The dialog around ads on HN is extremely low quality, highly focused on costs and with no attention at all paid to benefits.

digitalsushi 16 hours ago | parent | next [-]

after 30 years of waiting for standard micropayments, I have stopped wondering if it's solvable. I perfectly believe we could have had it working 20 years ago but there's a reason someone doesn't desire it to be.

i also dont know how economics work so maybe paying 2/3 of a cent for a page view is not helpful. Maybe that's why it doesnt work. Maybe I'm in the 1% of people who would pay for ad-free content on a non-subscription model.

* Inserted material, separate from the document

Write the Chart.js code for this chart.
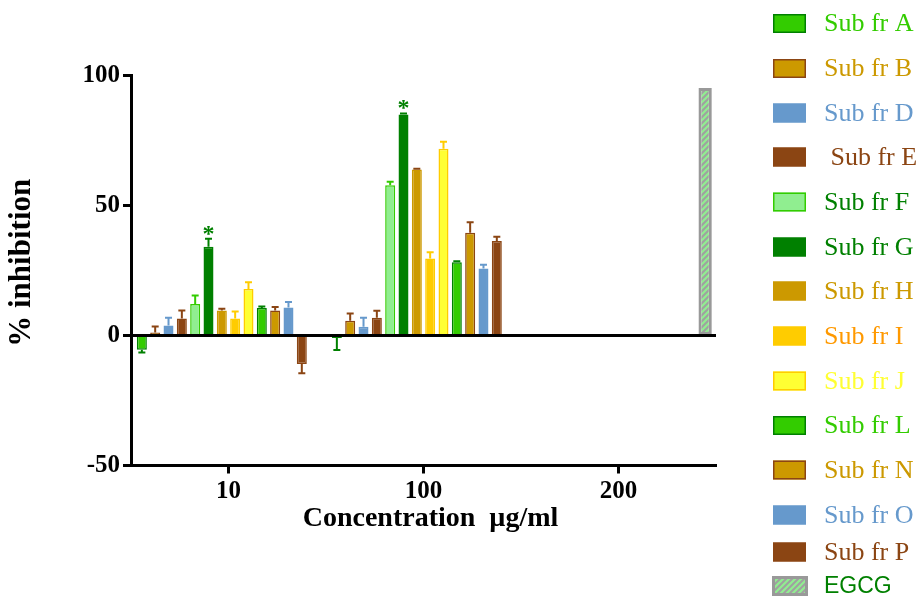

I'd rather everything have a price, nothing has a subscription, and everything is a decision to purchase per view instead of funneling into walled garden access per month

jjice 16 hours ago | parent [-]

Al a carte content via a good standardized micro payment option sounds wonderful. Not sure if we as a society would pull it off well, but I can dream.

Define micropayments, but we kind of do it with television and movies if you rent from something like Apple, Sony, or Amazon. Would love if that model could apply to the written word as well.

ramon156 17 hours ago | parent | prev | next [-]

I feel like this is relatively short-sighted. I don't enjoy reading global news articles as often times it just makes me upset. I like reading local news because I can relate to it. I pay for one, and I read the other one in a frustrated mood.

I'm sure there are people who enjoy reading global newspapers daily, and I'm sure a good quantity pays for it. That just doesn't include me.

weedhopper 17 hours ago | parent | prev | next [-]

Exactly, paying for quality content should be normalised. Even a trivial amount - 10-50c. And the reality is that it is unheard of.

intrasight 16 hours ago | parent [-]

I would gladly pay a few cents to read an article. Isn't the problem that no one figured out the business or technical model to accomplish that? I think I remember reading, 10 years ago, that bitcoin would solve that problem.

Phemist 15 hours ago | parent | next [-]

Well, the largest ad tech company on the planet owning the largest platform to view content on (Chrome) certainly may or may not have something to do with the viability of alternative payment models.

someguyorother 16 hours ago | parent | prev [-]

The mental transaction cost is the hard part. The effort required to decide whether to pay at all is significant enough that payments don't scale down to the micro- level.

llm_nerd 17 hours ago | parent | prev [-]

>The dialog around ads on HN is extremely low quality

This is kind of an ironic comment given that this whole discussion is about visiting the sites as a paying subscriber.

I pay for the NYT. If I visit without adblockers, the site is absolutely stuffed with obnoxious amounts of advertising. I mean, of course I use adblockers normally, and it's basically a requirement no matter how much you're willing to pay for every product you use.

Because everyone wants to double (and triple- and quadruple- and...) dip. Buy a $2000 TV and you'll likely discover ads on the homescreen, ContentID to sell your viewing habits, etc. They figured "why not?" because someone will always rationalize it.

Sander_Marechal 16 hours ago | parent [-]

> It's like buy a $2000 TV and discovering ads on the homescreen, ContentID to sell your viewing habits, etc.

Have you bought a TV recently? This is exactly what is happening already. I had to pi-hole my entire network to get rid of the ads in my "switch source" menu on my Samsung TV that did not have ads when I bought it and for the first 3 years after that.

StilesCrisis 16 hours ago | parent [-]

I only hooked up my Samsung TV to the internet to install one update when I first acquired it, then kept it disconnected. Thanks for the tip--I'll make sure to keep it offline forever now!

Can you roll back to an older firmware?